The old poems and songs don’t speak of easy love, of keeping our own personality separate, of having lives of our own. They spoke of merging into one heart, one soul, one life. And that’s what we did. If we can’t believe in the poems, the novels, the art which we love and made us who we are, then what good is art? If art leads us to believe, to trust, to hope and have faith, if it leads us to take a leap into the dark, then art has value.
If all art does now is entertain, distract and while away the hours till death, then there are no higher aspirations left in us.
Then art becomes little more than advertising. Fuck that. I’ll stand with Byron just as he stood with the Greeks. For once you’ve lived your dream, death holds no sting. You grow amazingly fearless in heartbreak, when all your fears have come true. Because you know that no matter how bad it gets, you still live.
Byron also wrote “Like the measles, love is most dangerous when it comes late in life.” As we grow older we know ourselves better, know what we want and perhaps more important, know what we don’t want. I spent most of my life living alone, and I’m fine with that. To take that leap in the face of self-knowledge means all your experiences, all you have ever believed finds culmination in that love. When that love breaks, the ties to who you were are broken.
It becomes more essential than ever to hold onto the love inside, or risk losing yourself forever.

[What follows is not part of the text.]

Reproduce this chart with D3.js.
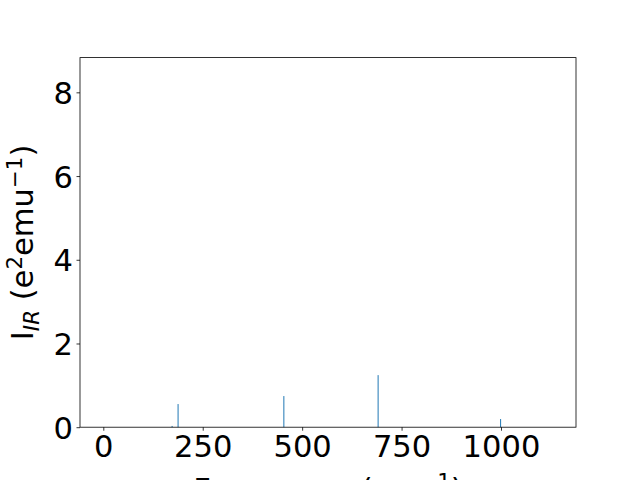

When all you’ve dreamt of, all you’ve believed found culmination and her, and you’ve lost her, you either reinvent yourself, or grow old and die. Replacing her is a repugnant thought, for there is no replacing one who shares your heart and soul. How do you face the future when you know with utter certainty that the best moments of your life are now nothing but memories?
Even as a broken mirror, which the glass
In every fragment multiplies; and makes
A thousand images of one that was,
The same, and still the more, the more it breaks;
And thus the heart will do which not forsakes,
Living in shattered guise, and still, and cold,
And bloodless, with its sleepless sorrow aches,
Yet withers on till all without is old,
Showing no visible sign, for such things are untold.

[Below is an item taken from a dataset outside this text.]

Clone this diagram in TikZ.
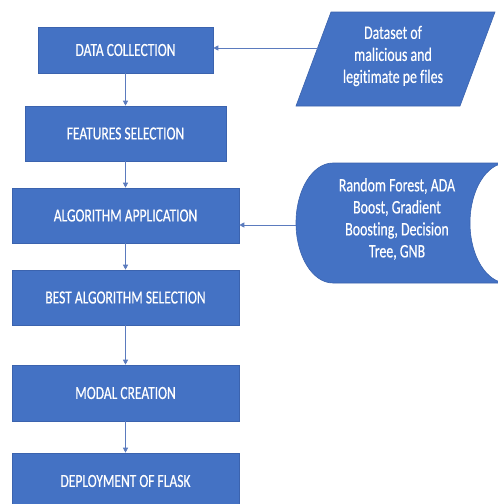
\documentclass[tikz,border=0pt]{standalone}
\usepackage{fontspec}
\setmainfont{Carlito}
\newfontfamily\calfont[FakeStretch=0.73, FakeBold=0.4, Ligatures=NoCommon]{Carlito}
\usetikzlibrary{arrows.meta}
\definecolor{boxblue}{HTML}{4472C4}
\definecolor{edgeblue}{HTML}{3B63AE}
\definecolor{linkblue}{HTML}{5B7BBE}
\begin{document}
\begin{tikzpicture}[x=1pt,y=-1pt,
  stepbox/.style={fill=boxblue, draw=edgeblue, line width=0.6pt, text=white,
    font=\calfont\fontsize{18.5}{21}\selectfont, inner sep=0pt, anchor=center},
  sideshape/.style={fill=boxblue, draw=edgeblue, line width=0.6pt},
  sidetext/.style={text=white, font=\calfont\fontsize{19}{22}\selectfont,
    align=center, inner sep=0pt},
  link/.style={draw=linkblue, line width=0.8pt, -{Triangle[width=5pt,length=5pt]}}]
\useasboundingbox (0,0) rectangle (498,504);
\clip (0,0) rectangle (498,504);
\fill[white] (0,0) rectangle (498,504);

% main column
\node[stepbox, minimum width=175pt, minimum height=46pt] (b1) at (125.5,50) {DATA COLLECTION};
\node[stepbox, minimum width=201pt, minimum height=55pt] (b2) at (125.5,133.5) {FEATURES SELECTION};
\node[stepbox, minimum width=227pt, minimum height=55pt] (b3) at (125.5,215.5) {ALGORITHM APPLICATION};
\node[stepbox, minimum width=227pt, minimum height=55pt] (b4) at (125.5,297.5) {BEST ALGORITHM SELECTION};
\node[stepbox, minimum width=227pt, minimum height=56pt] (b5) at (125.5,393) {MODAL CREATION};
\node[stepbox, minimum width=227pt, minimum height=56pt] (b6) at (125.5,481) {DEPLOYMENT OF FLASK};

% dataset (parallelogram)
\draw[sideshape] (331,12) -- (495,12) -- (460,106) -- (296,106) -- cycle;
\node[sidetext] (ds) at (393,56) {Dataset of\\malicious and\\legitimate pe files};
\coordinate (dsin) at (317.6,48);

% algorithms (stored data)
\draw[sideshape] (333,163) -- (507,163)
  arc[start angle=90, end angle=270, x radius=37pt, y radius=60pt]
  -- (333,283)
  arc[start angle=270, end angle=90, x radius=37pt, y radius=60pt] -- cycle;
\node[sidetext] (alg) at (397,219) {Random Forest, ADA\\Boost, Gradient\\Boosting, Decision\\Tree, GNB};
\coordinate (algin) at (296,225);

% connectors
\draw[link] (b1) -- (b2);
\draw[link] (b2) -- (b3);
\draw[link] (b3) -- (b4);
\draw[link] (b4) -- (b5);
\draw[link] (b5) -- (b6);
\draw[link] (dsin) -- (dsin -| b1.east);
\draw[link] (algin) -- (algin -| b3.east);
\end{tikzpicture}
\end{document}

Byron sought to forget, and perhaps there is wisdom in that. But I do not wish to become what Byron became. He wrote “I will keep no further journal of that same hesternal torch‐light ; and, to prevent me from returning, like a dog, to the vomit of memory, I tear out the remaining leaves of this volume.”

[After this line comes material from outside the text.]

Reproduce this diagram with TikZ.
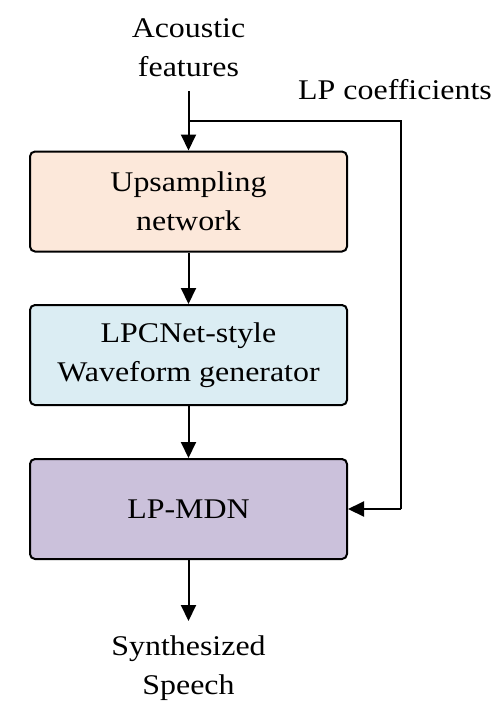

The pain will fade in time, the darkness will pass. Or perhaps not. Perhaps the scars that Byron spoke of never fade, perhaps the old wound never heals. I’m fine with that too. I’d rather love from afar, honestly and with passion and have it unrequited, than to slip back into the grey, ashen world of acquiescence which she kissed from my lips.
There is beauty in pain. We find who we truly are in heartache, when all is stripped away except the core – raw and quivering like a heart on a plate. We look in the mirror that horrible morning after and who we see there staring back is who we are. I fought for love, I stood my ground when the winds of change blew us apart. I stood with Byron and Shelly and all the poets of the ages. I stood with Lou Reed, the poet that pulled us into this in the first place, who knew heartache as well and stood defiant against those who saw his pain as self pity. He put it most succinctly … “it never happened to you.”
Perhaps for some, love is an illusion too easily broken. Yet some of us love on, because we didn’t love the illusion, we loved the person. We looked in the mirror and loved who we had become. We saw beyond the moment, and saw the life that could have been, that should have been.
There was a moment early on, in the circle at Knowlton Henge, lying in the grass, looking in the cold, crisp sky, the sun warming the surface of the skin and I turned my head to find her smile. That was life. The pain of this moment? That’s the illusion, temporal and fleeting. That smile lives on in the heart, and in the memory of that smile I do as well.
Stanzas To A Lady, On Leaving England
by Lord Byron
‘Tis long since I beheld that eye
Which gave me bliss or misery;
And I have striven, but in vain,
Never to think of it again:
For though I fly from Albion,
I still can only love but one.
As some lone bird, without a mate,
My weary heart is desolate;
I look around, and cannot trace
One friendly smile or welcome face,
And ev’n in crowds am still alone,
Because I cannot love but one.
And I will cross the whitening foam,
And I will seek a foreign home;
Till I forget a false fair face,
I ne’er shall find a resting-place;
My own dark thoughts I cannot shun,
But ever love, and love but one.
The poorest, veriest wretch on earth
Still finds some hospitable hearth,
Where Friendship’s or Love’s softer glow
May smile in joy or soothe in woe;
But friend or leman I have none,’
Because I cannot love but one.
I go – but wheresoe’er I flee
There’s not an eye will weep for me;
There’s not a kind congenial heart,
Where I can claim the meanest part;
Nor thou, who hast my hopes undone,
Wilt sigh, although I love but one.
To think of every early scene,
Of what we are, and what we’ve been,
Would whelm some softer hearts with woe –
But mine, alas! has stood the blow;
Yet still beats on as it begun,
And never truly loves but one.
And who that dear lov’d one may be,
Is not for vulgar eyes to see;
And why that early love was cross’d,
Thou know’st the best, I feel the most;
But few that dwell beneath the sun
Have loved so long, and loved but one.
I’ve tried another’s fetters too,
With charms perchance as fair to view;
And I would fain have loved as well,
But some unconquerable spell
Forbade my bleeding breast to own
A kindred care for aught but one.
‘Twould soothe to take one lingering view,
And bless thee in my last adieu;
Yet wish I not those eyes to weep
For him that wanders o’er the deep;
His home, his hope, his youth are gone,
Yet still he loves, and loves but one.